* start *

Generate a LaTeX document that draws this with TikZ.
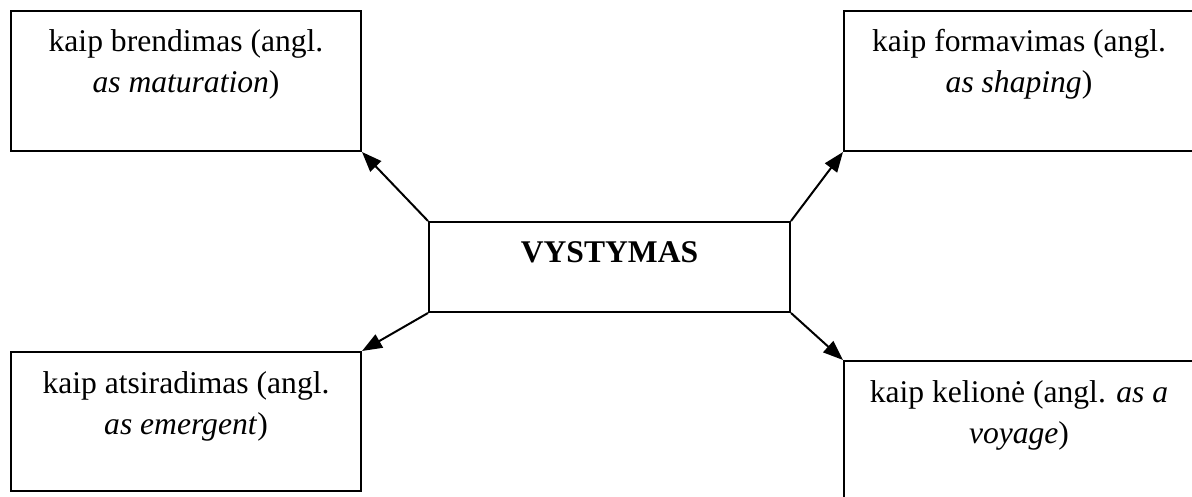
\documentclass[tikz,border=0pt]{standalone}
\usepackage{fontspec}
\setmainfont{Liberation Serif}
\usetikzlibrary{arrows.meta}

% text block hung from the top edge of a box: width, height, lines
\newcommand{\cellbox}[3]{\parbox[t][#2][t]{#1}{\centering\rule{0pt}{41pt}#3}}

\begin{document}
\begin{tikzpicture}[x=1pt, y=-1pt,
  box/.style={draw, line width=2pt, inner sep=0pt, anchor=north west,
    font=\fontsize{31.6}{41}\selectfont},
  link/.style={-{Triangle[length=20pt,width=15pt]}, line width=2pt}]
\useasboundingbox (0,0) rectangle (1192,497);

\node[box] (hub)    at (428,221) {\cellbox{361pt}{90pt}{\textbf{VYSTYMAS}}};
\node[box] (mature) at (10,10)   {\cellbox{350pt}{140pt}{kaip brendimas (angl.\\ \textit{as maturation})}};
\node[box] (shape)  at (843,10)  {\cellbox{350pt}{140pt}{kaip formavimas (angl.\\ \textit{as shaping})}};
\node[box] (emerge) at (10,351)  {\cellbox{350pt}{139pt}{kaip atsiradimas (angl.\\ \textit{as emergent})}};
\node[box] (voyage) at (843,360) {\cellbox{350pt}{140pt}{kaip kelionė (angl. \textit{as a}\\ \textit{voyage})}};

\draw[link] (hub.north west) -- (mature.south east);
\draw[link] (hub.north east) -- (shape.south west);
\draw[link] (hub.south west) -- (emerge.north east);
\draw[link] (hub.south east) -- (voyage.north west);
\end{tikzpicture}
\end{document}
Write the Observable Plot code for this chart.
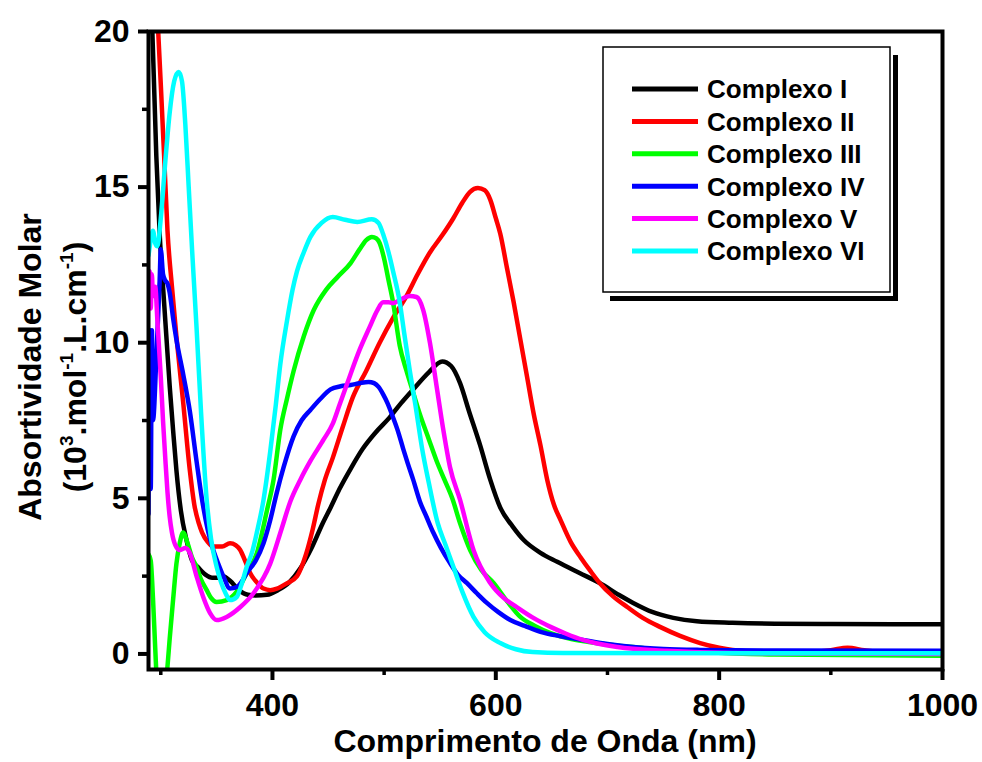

* end *

→ **Task directions**: Copy the records word for word, leaving no picture in the copy.

→ **Exercise result**:
Generate a LaTeX document that draws this with TikZ.
\documentclass[tikz,border=0pt]{standalone}
\usepackage{fontspec}
\setmainfont{Liberation Serif}
\usetikzlibrary{arrows.meta}

% text block hung from the top edge of a box: width, height, lines
\newcommand{\cellbox}[3]{\parbox[t][#2][t]{#1}{\centering\rule{0pt}{41pt}#3}}

\begin{document}
\begin{tikzpicture}[x=1pt, y=-1pt,
  box/.style={draw, line width=2pt, inner sep=0pt, anchor=north west,
    font=\fontsize{31.6}{41}\selectfont},
  link/.style={-{Triangle[length=20pt,width=15pt]}, line width=2pt}]
\useasboundingbox (0,0) rectangle (1192,497);

\node[box] (hub)    at (428,221) {\cellbox{361pt}{90pt}{\textbf{VYSTYMAS}}};
\node[box] (mature) at (10,10)   {\cellbox{350pt}{140pt}{kaip brendimas (angl.\\ \textit{as maturation})}};
\node[box] (shape)  at (843,10)  {\cellbox{350pt}{140pt}{kaip formavimas (angl.\\ \textit{as shaping})}};
\node[box] (emerge) at (10,351)  {\cellbox{350pt}{139pt}{kaip atsiradimas (angl.\\ \textit{as emergent})}};
\node[box] (voyage) at (843,360) {\cellbox{350pt}{140pt}{kaip kelionė (angl. \textit{as a}\\ \textit{voyage})}};

\draw[link] (hub.north west) -- (mature.south east);
\draw[link] (hub.north east) -- (shape.south west);
\draw[link] (hub.south west) -- (emerge.north east);
\draw[link] (hub.south east) -- (voyage.north west);
\end{tikzpicture}
\end{document}
Write the Observable Plot code for this chart.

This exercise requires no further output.